- **YOUR INSTRUCTIONS**
Below is a set of records; restate each one word for word.

- **DATA ENTRIES**
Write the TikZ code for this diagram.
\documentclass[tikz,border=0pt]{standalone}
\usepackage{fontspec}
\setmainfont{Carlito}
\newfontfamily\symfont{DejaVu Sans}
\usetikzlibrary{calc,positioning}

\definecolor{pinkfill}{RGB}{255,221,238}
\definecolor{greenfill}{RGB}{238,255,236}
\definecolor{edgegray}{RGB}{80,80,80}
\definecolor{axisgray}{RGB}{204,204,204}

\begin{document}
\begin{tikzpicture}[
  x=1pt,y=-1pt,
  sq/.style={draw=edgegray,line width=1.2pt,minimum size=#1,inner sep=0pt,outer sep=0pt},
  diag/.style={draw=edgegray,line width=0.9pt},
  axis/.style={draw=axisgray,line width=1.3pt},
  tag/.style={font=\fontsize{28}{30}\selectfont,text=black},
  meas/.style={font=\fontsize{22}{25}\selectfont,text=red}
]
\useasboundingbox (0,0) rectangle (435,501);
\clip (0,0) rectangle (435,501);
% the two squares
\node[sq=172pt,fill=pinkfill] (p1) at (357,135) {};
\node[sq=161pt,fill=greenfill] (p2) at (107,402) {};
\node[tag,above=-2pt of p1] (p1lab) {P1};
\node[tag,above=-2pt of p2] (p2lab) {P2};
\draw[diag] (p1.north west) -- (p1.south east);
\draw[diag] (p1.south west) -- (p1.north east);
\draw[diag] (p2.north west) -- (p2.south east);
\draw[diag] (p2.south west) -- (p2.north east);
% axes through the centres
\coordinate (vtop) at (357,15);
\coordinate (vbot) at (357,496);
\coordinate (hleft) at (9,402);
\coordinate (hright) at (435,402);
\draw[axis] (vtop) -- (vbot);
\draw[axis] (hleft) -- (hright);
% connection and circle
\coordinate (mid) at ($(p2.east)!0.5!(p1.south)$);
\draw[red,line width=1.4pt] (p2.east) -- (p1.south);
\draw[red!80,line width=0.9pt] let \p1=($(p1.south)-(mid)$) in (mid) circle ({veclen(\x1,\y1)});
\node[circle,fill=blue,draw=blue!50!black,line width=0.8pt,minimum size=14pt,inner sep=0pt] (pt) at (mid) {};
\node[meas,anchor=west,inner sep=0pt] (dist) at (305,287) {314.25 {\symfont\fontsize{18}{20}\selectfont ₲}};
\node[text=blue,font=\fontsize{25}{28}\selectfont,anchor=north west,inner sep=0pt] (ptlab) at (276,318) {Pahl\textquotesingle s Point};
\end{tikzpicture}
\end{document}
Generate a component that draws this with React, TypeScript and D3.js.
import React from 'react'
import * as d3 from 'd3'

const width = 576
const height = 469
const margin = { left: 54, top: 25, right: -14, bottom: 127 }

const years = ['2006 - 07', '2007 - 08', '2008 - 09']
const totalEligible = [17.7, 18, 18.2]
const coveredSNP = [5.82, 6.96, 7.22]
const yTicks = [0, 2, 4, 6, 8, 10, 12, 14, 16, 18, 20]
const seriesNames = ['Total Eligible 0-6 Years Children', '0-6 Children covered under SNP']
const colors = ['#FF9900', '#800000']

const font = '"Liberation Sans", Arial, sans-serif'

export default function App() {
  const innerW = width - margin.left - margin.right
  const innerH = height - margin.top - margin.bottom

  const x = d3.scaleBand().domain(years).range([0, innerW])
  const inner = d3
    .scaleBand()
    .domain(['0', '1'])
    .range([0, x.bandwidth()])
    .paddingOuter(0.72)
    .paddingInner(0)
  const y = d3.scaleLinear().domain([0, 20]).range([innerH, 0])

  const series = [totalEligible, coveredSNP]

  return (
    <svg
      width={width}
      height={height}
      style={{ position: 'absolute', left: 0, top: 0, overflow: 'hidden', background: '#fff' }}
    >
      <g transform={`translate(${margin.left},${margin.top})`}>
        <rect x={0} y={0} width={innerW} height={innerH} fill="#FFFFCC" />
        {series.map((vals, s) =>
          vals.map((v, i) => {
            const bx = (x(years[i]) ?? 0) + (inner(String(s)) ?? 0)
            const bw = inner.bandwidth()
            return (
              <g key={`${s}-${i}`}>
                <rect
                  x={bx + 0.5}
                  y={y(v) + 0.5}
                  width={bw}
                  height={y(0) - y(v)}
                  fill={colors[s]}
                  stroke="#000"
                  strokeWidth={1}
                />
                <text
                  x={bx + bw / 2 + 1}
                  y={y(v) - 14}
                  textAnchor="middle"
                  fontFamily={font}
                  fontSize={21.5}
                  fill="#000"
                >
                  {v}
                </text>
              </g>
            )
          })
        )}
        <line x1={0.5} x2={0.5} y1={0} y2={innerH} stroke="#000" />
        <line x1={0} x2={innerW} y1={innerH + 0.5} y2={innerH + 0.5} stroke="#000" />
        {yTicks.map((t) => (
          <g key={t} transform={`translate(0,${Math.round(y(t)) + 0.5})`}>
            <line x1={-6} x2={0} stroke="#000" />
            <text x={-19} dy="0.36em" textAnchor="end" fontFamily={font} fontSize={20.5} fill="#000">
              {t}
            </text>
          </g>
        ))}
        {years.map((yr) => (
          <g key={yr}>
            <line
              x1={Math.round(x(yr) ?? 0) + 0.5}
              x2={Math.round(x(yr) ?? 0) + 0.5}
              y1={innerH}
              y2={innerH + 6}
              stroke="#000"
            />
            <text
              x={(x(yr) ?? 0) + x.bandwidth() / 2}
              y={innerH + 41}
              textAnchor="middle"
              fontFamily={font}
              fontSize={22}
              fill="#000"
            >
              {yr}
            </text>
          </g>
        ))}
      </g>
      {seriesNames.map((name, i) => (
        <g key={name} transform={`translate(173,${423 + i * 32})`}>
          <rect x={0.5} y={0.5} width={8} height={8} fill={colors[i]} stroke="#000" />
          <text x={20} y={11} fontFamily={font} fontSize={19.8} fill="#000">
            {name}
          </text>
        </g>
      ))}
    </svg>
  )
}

- **SOLUTION FOR THIS TASK**
Write the TikZ code for this diagram.
\documentclass[tikz,border=0pt]{standalone}
\usepackage{fontspec}
\setmainfont{Carlito}
\newfontfamily\symfont{DejaVu Sans}
\usetikzlibrary{calc,positioning}

\definecolor{pinkfill}{RGB}{255,221,238}
\definecolor{greenfill}{RGB}{238,255,236}
\definecolor{edgegray}{RGB}{80,80,80}
\definecolor{axisgray}{RGB}{204,204,204}

\begin{document}
\begin{tikzpicture}[
  x=1pt,y=-1pt,
  sq/.style={draw=edgegray,line width=1.2pt,minimum size=#1,inner sep=0pt,outer sep=0pt},
  diag/.style={draw=edgegray,line width=0.9pt},
  axis/.style={draw=axisgray,line width=1.3pt},
  tag/.style={font=\fontsize{28}{30}\selectfont,text=black},
  meas/.style={font=\fontsize{22}{25}\selectfont,text=red}
]
\useasboundingbox (0,0) rectangle (435,501);
\clip (0,0) rectangle (435,501);
% the two squares
\node[sq=172pt,fill=pinkfill] (p1) at (357,135) {};
\node[sq=161pt,fill=greenfill] (p2) at (107,402) {};
\node[tag,above=-2pt of p1] (p1lab) {P1};
\node[tag,above=-2pt of p2] (p2lab) {P2};
\draw[diag] (p1.north west) -- (p1.south east);
\draw[diag] (p1.south west) -- (p1.north east);
\draw[diag] (p2.north west) -- (p2.south east);
\draw[diag] (p2.south west) -- (p2.north east);
% axes through the centres
\coordinate (vtop) at (357,15);
\coordinate (vbot) at (357,496);
\coordinate (hleft) at (9,402);
\coordinate (hright) at (435,402);
\draw[axis] (vtop) -- (vbot);
\draw[axis] (hleft) -- (hright);
% connection and circle
\coordinate (mid) at ($(p2.east)!0.5!(p1.south)$);
\draw[red,line width=1.4pt] (p2.east) -- (p1.south);
\draw[red!80,line width=0.9pt] let \p1=($(p1.south)-(mid)$) in (mid) circle ({veclen(\x1,\y1)});
\node[circle,fill=blue,draw=blue!50!black,line width=0.8pt,minimum size=14pt,inner sep=0pt] (pt) at (mid) {};
\node[meas,anchor=west,inner sep=0pt] (dist) at (305,287) {314.25 {\symfont\fontsize{18}{20}\selectfont ₲}};
\node[text=blue,font=\fontsize{25}{28}\selectfont,anchor=north west,inner sep=0pt] (ptlab) at (276,318) {Pahl\textquotesingle s Point};
\end{tikzpicture}
\end{document}
Generate a component that draws this with React, TypeScript and D3.js.
import React from 'react'
import * as d3 from 'd3'

const width = 576
const height = 469
const margin = { left: 54, top: 25, right: -14, bottom: 127 }

const years = ['2006 - 07', '2007 - 08', '2008 - 09']
const totalEligible = [17.7, 18, 18.2]
const coveredSNP = [5.82, 6.96, 7.22]
const yTicks = [0, 2, 4, 6, 8, 10, 12, 14, 16, 18, 20]
const seriesNames = ['Total Eligible 0-6 Years Children', '0-6 Children covered under SNP']
const colors = ['#FF9900', '#800000']

const font = '"Liberation Sans", Arial, sans-serif'

export default function App() {
  const innerW = width - margin.left - margin.right
  const innerH = height - margin.top - margin.bottom

  const x = d3.scaleBand().domain(years).range([0, innerW])
  const inner = d3
    .scaleBand()
    .domain(['0', '1'])
    .range([0, x.bandwidth()])
    .paddingOuter(0.72)
    .paddingInner(0)
  const y = d3.scaleLinear().domain([0, 20]).range([innerH, 0])

  const series = [totalEligible, coveredSNP]

  return (
    <svg
      width={width}
      height={height}
      style={{ position: 'absolute', left: 0, top: 0, overflow: 'hidden', background: '#fff' }}
    >
      <g transform={`translate(${margin.left},${margin.top})`}>
        <rect x={0} y={0} width={innerW} height={innerH} fill="#FFFFCC" />
        {series.map((vals, s) =>
          vals.map((v, i) => {
            const bx = (x(years[i]) ?? 0) + (inner(String(s)) ?? 0)
            const bw = inner.bandwidth()
            return (
              <g key={`${s}-${i}`}>
                <rect
                  x={bx + 0.5}
                  y={y(v) + 0.5}
                  width={bw}
                  height={y(0) - y(v)}
                  fill={colors[s]}
                  stroke="#000"
                  strokeWidth={1}
                />
                <text
                  x={bx + bw / 2 + 1}
                  y={y(v) - 14}
                  textAnchor="middle"
                  fontFamily={font}
                  fontSize={21.5}
                  fill="#000"
                >
                  {v}
                </text>
              </g>
            )
          })
        )}
        <line x1={0.5} x2={0.5} y1={0} y2={innerH} stroke="#000" />
        <line x1={0} x2={innerW} y1={innerH + 0.5} y2={innerH + 0.5} stroke="#000" />
        {yTicks.map((t) => (
          <g key={t} transform={`translate(0,${Math.round(y(t)) + 0.5})`}>
            <line x1={-6} x2={0} stroke="#000" />
            <text x={-19} dy="0.36em" textAnchor="end" fontFamily={font} fontSize={20.5} fill="#000">
              {t}
            </text>
          </g>
        ))}
        {years.map((yr) => (
          <g key={yr}>
            <line
              x1={Math.round(x(yr) ?? 0) + 0.5}
              x2={Math.round(x(yr) ?? 0) + 0.5}
              y1={innerH}
              y2={innerH + 6}
              stroke="#000"
            />
            <text
              x={(x(yr) ?? 0) + x.bandwidth() / 2}
              y={innerH + 41}
              textAnchor="middle"
              fontFamily={font}
              fontSize={22}
              fill="#000"
            >
              {yr}
            </text>
          </g>
        ))}
      </g>
      {seriesNames.map((name, i) => (
        <g key={name} transform={`translate(173,${423 + i * 32})`}>
          <rect x={0.5} y={0.5} width={8} height={8} fill={colors[i]} stroke="#000" />
          <text x={20} y={11} fontFamily={font} fontSize={19.8} fill="#000">
            {name}
          </text>
        </g>
      ))}
    </svg>
  )
}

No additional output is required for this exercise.